Raw data →
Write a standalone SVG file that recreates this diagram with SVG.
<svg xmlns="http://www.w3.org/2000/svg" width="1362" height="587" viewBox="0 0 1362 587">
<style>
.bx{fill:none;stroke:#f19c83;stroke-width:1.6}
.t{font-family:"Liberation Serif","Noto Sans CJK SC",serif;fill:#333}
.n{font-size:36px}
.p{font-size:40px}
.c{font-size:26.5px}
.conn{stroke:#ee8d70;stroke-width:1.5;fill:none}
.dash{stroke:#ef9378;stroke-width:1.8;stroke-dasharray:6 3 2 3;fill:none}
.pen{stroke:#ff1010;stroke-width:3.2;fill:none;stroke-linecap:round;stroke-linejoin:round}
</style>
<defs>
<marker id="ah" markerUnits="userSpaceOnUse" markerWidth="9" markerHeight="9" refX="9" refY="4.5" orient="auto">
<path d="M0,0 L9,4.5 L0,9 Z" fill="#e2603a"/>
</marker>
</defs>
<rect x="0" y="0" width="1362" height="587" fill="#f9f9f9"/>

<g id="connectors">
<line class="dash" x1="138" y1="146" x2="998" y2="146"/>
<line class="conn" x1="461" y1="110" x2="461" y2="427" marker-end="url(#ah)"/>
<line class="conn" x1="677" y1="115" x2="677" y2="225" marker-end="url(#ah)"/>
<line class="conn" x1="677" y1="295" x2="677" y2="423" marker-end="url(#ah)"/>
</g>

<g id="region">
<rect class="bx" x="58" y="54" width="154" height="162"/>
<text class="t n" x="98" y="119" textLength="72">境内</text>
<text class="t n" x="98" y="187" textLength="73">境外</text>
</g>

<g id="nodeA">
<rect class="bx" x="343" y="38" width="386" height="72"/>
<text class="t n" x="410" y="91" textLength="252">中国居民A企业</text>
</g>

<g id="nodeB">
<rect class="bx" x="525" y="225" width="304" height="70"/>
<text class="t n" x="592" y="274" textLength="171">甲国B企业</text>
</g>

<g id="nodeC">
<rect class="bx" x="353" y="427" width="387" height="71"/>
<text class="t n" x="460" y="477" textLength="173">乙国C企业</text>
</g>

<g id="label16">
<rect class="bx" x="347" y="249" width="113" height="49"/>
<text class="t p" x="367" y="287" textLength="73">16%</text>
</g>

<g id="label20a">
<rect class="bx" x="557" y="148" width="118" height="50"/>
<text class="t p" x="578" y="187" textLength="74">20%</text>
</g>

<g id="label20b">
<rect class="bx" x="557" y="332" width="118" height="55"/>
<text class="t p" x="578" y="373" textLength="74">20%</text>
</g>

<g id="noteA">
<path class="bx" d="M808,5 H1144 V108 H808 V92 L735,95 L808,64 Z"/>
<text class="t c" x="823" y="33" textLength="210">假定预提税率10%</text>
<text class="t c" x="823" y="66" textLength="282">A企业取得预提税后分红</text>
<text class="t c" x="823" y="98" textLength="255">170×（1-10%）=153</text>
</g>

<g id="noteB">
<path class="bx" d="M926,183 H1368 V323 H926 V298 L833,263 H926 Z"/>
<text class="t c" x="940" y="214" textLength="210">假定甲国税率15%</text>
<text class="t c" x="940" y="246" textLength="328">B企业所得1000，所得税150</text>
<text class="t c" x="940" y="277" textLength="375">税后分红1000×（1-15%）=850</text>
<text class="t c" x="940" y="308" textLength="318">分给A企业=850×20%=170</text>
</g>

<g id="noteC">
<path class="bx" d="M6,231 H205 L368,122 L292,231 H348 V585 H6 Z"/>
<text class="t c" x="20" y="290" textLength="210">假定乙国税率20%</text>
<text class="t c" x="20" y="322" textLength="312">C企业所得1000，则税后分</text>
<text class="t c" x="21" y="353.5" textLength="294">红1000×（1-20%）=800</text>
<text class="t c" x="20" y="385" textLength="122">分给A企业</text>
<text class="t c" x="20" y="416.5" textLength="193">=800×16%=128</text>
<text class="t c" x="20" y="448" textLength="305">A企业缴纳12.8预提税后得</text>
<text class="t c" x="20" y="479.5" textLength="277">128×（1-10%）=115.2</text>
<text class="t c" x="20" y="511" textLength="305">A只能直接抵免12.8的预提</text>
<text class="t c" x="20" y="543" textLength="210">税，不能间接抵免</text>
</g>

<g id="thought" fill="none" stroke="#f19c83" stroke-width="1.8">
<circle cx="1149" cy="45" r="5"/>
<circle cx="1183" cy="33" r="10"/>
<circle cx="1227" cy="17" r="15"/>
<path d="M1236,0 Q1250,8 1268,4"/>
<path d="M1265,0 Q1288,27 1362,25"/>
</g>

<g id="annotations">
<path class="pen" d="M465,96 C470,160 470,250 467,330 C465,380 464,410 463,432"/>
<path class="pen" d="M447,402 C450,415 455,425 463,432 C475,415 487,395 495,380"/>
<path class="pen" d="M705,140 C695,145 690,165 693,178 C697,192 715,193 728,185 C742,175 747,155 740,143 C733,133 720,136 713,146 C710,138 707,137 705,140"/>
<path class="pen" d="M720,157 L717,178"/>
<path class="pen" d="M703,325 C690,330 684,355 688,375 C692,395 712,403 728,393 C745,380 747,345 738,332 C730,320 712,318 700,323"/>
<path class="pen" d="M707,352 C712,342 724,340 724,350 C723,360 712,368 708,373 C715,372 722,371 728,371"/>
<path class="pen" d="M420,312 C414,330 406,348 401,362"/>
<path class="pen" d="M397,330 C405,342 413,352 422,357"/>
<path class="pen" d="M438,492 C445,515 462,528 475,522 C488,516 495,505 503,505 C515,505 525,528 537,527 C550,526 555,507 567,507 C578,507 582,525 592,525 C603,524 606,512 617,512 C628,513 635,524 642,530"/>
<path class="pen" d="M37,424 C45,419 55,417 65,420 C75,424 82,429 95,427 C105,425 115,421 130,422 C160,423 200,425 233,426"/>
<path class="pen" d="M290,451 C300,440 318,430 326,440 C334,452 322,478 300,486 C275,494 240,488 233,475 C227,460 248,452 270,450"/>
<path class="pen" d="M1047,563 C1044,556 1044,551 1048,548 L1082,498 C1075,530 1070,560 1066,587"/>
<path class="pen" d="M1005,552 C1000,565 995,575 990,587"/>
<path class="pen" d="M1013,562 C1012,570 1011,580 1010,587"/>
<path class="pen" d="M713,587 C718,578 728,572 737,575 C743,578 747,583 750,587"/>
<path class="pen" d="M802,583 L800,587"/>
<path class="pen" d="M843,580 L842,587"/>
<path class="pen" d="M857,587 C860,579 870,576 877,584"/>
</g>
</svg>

The exercise → Every line above should be printed again exactly as it stands.

Full output →
Write a standalone SVG file that recreates this diagram with SVG.
<svg xmlns="http://www.w3.org/2000/svg" width="1362" height="587" viewBox="0 0 1362 587">
<style>
.bx{fill:none;stroke:#f19c83;stroke-width:1.6}
.t{font-family:"Liberation Serif","Noto Sans CJK SC",serif;fill:#333}
.n{font-size:36px}
.p{font-size:40px}
.c{font-size:26.5px}
.conn{stroke:#ee8d70;stroke-width:1.5;fill:none}
.dash{stroke:#ef9378;stroke-width:1.8;stroke-dasharray:6 3 2 3;fill:none}
.pen{stroke:#ff1010;stroke-width:3.2;fill:none;stroke-linecap:round;stroke-linejoin:round}
</style>
<defs>
<marker id="ah" markerUnits="userSpaceOnUse" markerWidth="9" markerHeight="9" refX="9" refY="4.5" orient="auto">
<path d="M0,0 L9,4.5 L0,9 Z" fill="#e2603a"/>
</marker>
</defs>
<rect x="0" y="0" width="1362" height="587" fill="#f9f9f9"/>

<g id="connectors">
<line class="dash" x1="138" y1="146" x2="998" y2="146"/>
<line class="conn" x1="461" y1="110" x2="461" y2="427" marker-end="url(#ah)"/>
<line class="conn" x1="677" y1="115" x2="677" y2="225" marker-end="url(#ah)"/>
<line class="conn" x1="677" y1="295" x2="677" y2="423" marker-end="url(#ah)"/>
</g>

<g id="region">
<rect class="bx" x="58" y="54" width="154" height="162"/>
<text class="t n" x="98" y="119" textLength="72">境内</text>
<text class="t n" x="98" y="187" textLength="73">境外</text>
</g>

<g id="nodeA">
<rect class="bx" x="343" y="38" width="386" height="72"/>
<text class="t n" x="410" y="91" textLength="252">中国居民A企业</text>
</g>

<g id="nodeB">
<rect class="bx" x="525" y="225" width="304" height="70"/>
<text class="t n" x="592" y="274" textLength="171">甲国B企业</text>
</g>

<g id="nodeC">
<rect class="bx" x="353" y="427" width="387" height="71"/>
<text class="t n" x="460" y="477" textLength="173">乙国C企业</text>
</g>

<g id="label16">
<rect class="bx" x="347" y="249" width="113" height="49"/>
<text class="t p" x="367" y="287" textLength="73">16%</text>
</g>

<g id="label20a">
<rect class="bx" x="557" y="148" width="118" height="50"/>
<text class="t p" x="578" y="187" textLength="74">20%</text>
</g>

<g id="label20b">
<rect class="bx" x="557" y="332" width="118" height="55"/>
<text class="t p" x="578" y="373" textLength="74">20%</text>
</g>

<g id="noteA">
<path class="bx" d="M808,5 H1144 V108 H808 V92 L735,95 L808,64 Z"/>
<text class="t c" x="823" y="33" textLength="210">假定预提税率10%</text>
<text class="t c" x="823" y="66" textLength="282">A企业取得预提税后分红</text>
<text class="t c" x="823" y="98" textLength="255">170×（1-10%）=153</text>
</g>

<g id="noteB">
<path class="bx" d="M926,183 H1368 V323 H926 V298 L833,263 H926 Z"/>
<text class="t c" x="940" y="214" textLength="210">假定甲国税率15%</text>
<text class="t c" x="940" y="246" textLength="328">B企业所得1000，所得税150</text>
<text class="t c" x="940" y="277" textLength="375">税后分红1000×（1-15%）=850</text>
<text class="t c" x="940" y="308" textLength="318">分给A企业=850×20%=170</text>
</g>

<g id="noteC">
<path class="bx" d="M6,231 H205 L368,122 L292,231 H348 V585 H6 Z"/>
<text class="t c" x="20" y="290" textLength="210">假定乙国税率20%</text>
<text class="t c" x="20" y="322" textLength="312">C企业所得1000，则税后分</text>
<text class="t c" x="21" y="353.5" textLength="294">红1000×（1-20%）=800</text>
<text class="t c" x="20" y="385" textLength="122">分给A企业</text>
<text class="t c" x="20" y="416.5" textLength="193">=800×16%=128</text>
<text class="t c" x="20" y="448" textLength="305">A企业缴纳12.8预提税后得</text>
<text class="t c" x="20" y="479.5" textLength="277">128×（1-10%）=115.2</text>
<text class="t c" x="20" y="511" textLength="305">A只能直接抵免12.8的预提</text>
<text class="t c" x="20" y="543" textLength="210">税，不能间接抵免</text>
</g>

<g id="thought" fill="none" stroke="#f19c83" stroke-width="1.8">
<circle cx="1149" cy="45" r="5"/>
<circle cx="1183" cy="33" r="10"/>
<circle cx="1227" cy="17" r="15"/>
<path d="M1236,0 Q1250,8 1268,4"/>
<path d="M1265,0 Q1288,27 1362,25"/>
</g>

<g id="annotations">
<path class="pen" d="M465,96 C470,160 470,250 467,330 C465,380 464,410 463,432"/>
<path class="pen" d="M447,402 C450,415 455,425 463,432 C475,415 487,395 495,380"/>
<path class="pen" d="M705,140 C695,145 690,165 693,178 C697,192 715,193 728,185 C742,175 747,155 740,143 C733,133 720,136 713,146 C710,138 707,137 705,140"/>
<path class="pen" d="M720,157 L717,178"/>
<path class="pen" d="M703,325 C690,330 684,355 688,375 C692,395 712,403 728,393 C745,380 747,345 738,332 C730,320 712,318 700,323"/>
<path class="pen" d="M707,352 C712,342 724,340 724,350 C723,360 712,368 708,373 C715,372 722,371 728,371"/>
<path class="pen" d="M420,312 C414,330 406,348 401,362"/>
<path class="pen" d="M397,330 C405,342 413,352 422,357"/>
<path class="pen" d="M438,492 C445,515 462,528 475,522 C488,516 495,505 503,505 C515,505 525,528 537,527 C550,526 555,507 567,507 C578,507 582,525 592,525 C603,524 606,512 617,512 C628,513 635,524 642,530"/>
<path class="pen" d="M37,424 C45,419 55,417 65,420 C75,424 82,429 95,427 C105,425 115,421 130,422 C160,423 200,425 233,426"/>
<path class="pen" d="M290,451 C300,440 318,430 326,440 C334,452 322,478 300,486 C275,494 240,488 233,475 C227,460 248,452 270,450"/>
<path class="pen" d="M1047,563 C1044,556 1044,551 1048,548 L1082,498 C1075,530 1070,560 1066,587"/>
<path class="pen" d="M1005,552 C1000,565 995,575 990,587"/>
<path class="pen" d="M1013,562 C1012,570 1011,580 1010,587"/>
<path class="pen" d="M713,587 C718,578 728,572 737,575 C743,578 747,583 750,587"/>
<path class="pen" d="M802,583 L800,587"/>
<path class="pen" d="M843,580 L842,587"/>
<path class="pen" d="M857,587 C860,579 870,576 877,584"/>
</g>
</svg>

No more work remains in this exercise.